Sunday, February 17, 2013

Belated Post-Bowl Debriefing

A natural question for anyone trying to model college football (or anything for that matter) is, "How well does this model do?" The answer in this case is, "Not was well as I hoped." True, the model was able to correctly pick 24 winners out of the 35 bowl games, which is statistically significantly better than picking randomly and would be enough to beat 89% of those participating in ESPN's College Bowl Mania. However, things don't turn out so well when instead trying to predict the margin of victory:


Plotted above are all 35 bowl games with the predicted margin of victory on the horizontal axis and the actual margin of victory on the vertical axis. If the model was perfect, all the points would lie on the gray line; instead a handful of points lie close to the line, but others are worryingly far from it. In fact, the correlation coefficient (R2) for this data set was only 0.075. In other words, the model only explained 7.5% of the variation we see in margins of victory in bowl games.

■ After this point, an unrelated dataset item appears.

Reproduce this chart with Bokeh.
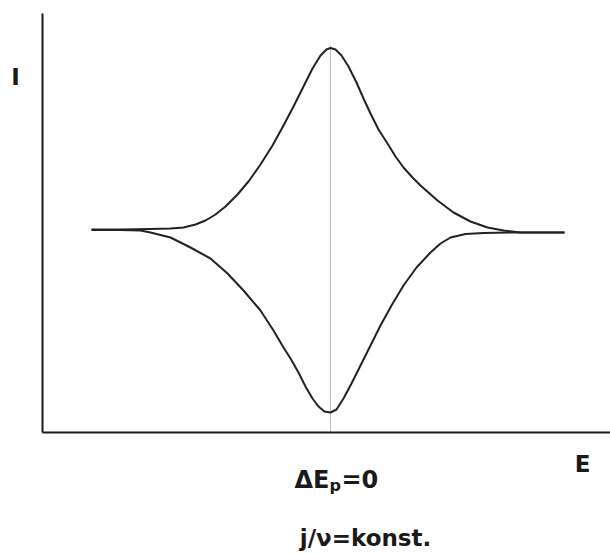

The natural follow-up for anyone who just asked themselves how well they can model something is to ask how the model can be improved. To this end, I looked at the five games where the model performed worst:

Bowl Game
Opponents
Prediction
Outcome
Hawaii Bowl
Fresno State vs. SMU
Fresno State by 14
SMU by 33
Independence Bowl
Ohio vs. LA-Monroe
LA-Monroe by 13.5
Ohio by 31
Pinstripe Bowl
W. Virginia vs. Syracuse
W. Virginia by 7.5
Syracuse by 24
Sugar Bowl
Louisville vs. Florida
Florida by 19.5
Louisville by 10
Cotton Bowl
Texas A&M vs. Oklahoma
Texas A&M by 1
Texas A&M by 28

Looking at these games, one stat stood out: rushing yards. Except for the Louisville-Florida matchup, the victors of these games out-rushed their opponents, sometimes by margins over 200 yards. But could this have been predicted? Sure, the winners were better rushers during their bowls, but were they better during the season? And was this not captured in the margin of victory already incorporated in the model? To find out, I incorporated each of the teams' average rushing yards per game into the model and redid the analysis. The results:


It may not look much better, but running the numbers shows that it is. The number of winners correctly picked increased from 24 to 25 (out of 35). More importantly, the correlation coefficient doubled to 0.151. That's still not great, but it's a nice improvement for adding one statistic. So look for rushing yards to be more formally incorporated into the model next year and look for another round of analysis following the bowls of the 2013 season.